Copy exactly the lines from the one containing "Output the component" through the one containing "import * as", both included, and leave out any pictures.

Data entries:
● ● ●
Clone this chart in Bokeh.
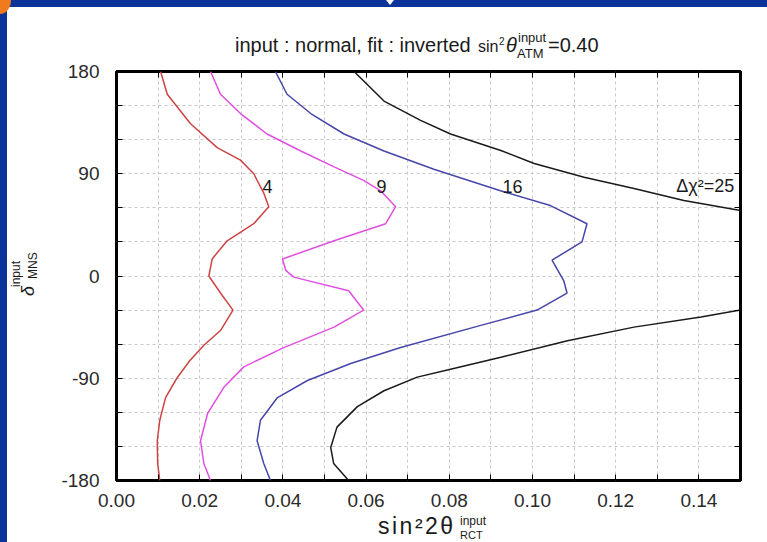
● ● ●
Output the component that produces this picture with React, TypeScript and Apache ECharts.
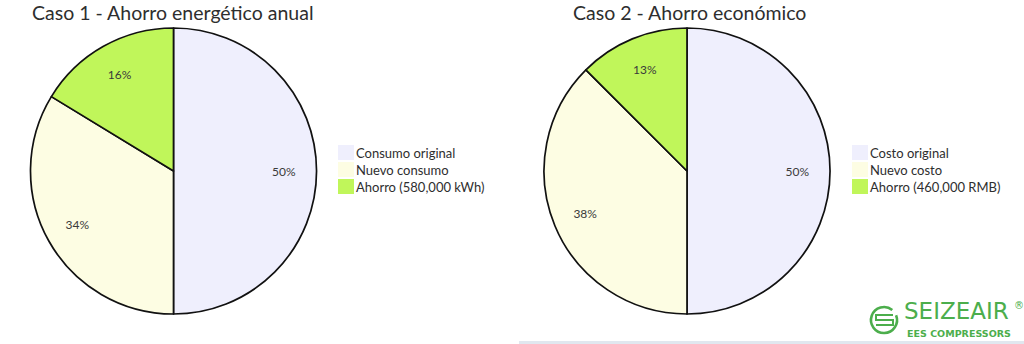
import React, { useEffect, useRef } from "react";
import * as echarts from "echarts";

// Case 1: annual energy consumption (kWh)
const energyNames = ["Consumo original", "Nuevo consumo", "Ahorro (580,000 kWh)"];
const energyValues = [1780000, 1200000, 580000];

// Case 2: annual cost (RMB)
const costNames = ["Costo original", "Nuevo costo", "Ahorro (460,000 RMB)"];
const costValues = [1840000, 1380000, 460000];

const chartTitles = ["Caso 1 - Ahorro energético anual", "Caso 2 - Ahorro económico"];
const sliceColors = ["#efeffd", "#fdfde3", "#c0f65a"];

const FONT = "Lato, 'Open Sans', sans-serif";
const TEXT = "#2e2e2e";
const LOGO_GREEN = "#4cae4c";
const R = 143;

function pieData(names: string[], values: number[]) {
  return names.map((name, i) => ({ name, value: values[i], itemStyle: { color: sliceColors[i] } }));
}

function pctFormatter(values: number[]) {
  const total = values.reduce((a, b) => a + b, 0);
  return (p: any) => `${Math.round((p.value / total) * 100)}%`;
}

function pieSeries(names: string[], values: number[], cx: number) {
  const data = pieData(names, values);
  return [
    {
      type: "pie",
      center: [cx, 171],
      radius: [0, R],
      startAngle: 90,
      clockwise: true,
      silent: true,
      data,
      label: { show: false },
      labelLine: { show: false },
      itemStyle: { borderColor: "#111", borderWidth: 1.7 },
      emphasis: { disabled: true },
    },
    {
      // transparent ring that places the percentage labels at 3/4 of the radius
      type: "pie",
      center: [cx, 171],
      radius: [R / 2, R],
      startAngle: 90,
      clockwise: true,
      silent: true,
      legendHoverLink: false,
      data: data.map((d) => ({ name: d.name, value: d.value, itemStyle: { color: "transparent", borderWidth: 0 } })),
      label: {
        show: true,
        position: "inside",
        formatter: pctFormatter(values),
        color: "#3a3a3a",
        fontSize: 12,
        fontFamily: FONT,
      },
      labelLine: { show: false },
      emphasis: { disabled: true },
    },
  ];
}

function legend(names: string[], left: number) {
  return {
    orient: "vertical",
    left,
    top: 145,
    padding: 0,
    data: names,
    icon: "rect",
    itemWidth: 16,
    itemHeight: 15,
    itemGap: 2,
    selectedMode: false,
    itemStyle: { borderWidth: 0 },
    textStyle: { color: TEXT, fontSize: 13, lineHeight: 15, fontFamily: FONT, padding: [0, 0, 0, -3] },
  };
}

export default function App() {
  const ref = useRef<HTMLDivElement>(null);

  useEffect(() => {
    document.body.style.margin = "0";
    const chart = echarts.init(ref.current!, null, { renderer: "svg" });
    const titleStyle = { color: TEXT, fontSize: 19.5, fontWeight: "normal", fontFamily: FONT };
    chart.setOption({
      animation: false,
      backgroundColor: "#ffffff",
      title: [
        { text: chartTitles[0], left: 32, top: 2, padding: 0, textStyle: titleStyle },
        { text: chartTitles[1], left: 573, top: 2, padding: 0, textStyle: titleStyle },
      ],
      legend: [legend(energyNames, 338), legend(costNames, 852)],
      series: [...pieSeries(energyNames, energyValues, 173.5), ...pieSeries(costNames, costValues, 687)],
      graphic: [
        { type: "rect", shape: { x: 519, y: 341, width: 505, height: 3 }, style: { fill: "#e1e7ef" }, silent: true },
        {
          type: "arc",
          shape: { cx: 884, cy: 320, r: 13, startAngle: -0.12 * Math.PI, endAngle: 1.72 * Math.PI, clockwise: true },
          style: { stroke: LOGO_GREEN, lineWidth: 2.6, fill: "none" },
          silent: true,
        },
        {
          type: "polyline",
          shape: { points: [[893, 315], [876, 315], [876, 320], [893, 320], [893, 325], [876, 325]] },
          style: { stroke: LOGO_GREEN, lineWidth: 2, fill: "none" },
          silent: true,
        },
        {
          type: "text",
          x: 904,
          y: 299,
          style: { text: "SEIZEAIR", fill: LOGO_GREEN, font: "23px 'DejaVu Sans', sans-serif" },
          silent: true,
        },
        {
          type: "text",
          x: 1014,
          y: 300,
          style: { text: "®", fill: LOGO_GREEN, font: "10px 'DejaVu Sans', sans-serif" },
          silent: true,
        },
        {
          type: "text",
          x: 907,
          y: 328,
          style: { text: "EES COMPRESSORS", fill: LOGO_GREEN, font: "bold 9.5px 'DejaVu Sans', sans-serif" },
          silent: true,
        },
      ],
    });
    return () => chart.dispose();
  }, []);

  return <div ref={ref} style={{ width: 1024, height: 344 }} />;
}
● ● ●
Answer:
Output the component that produces this picture with React, TypeScript and Apache ECharts.
import React, { useEffect, useRef } from "react";
import * as echarts from "echarts";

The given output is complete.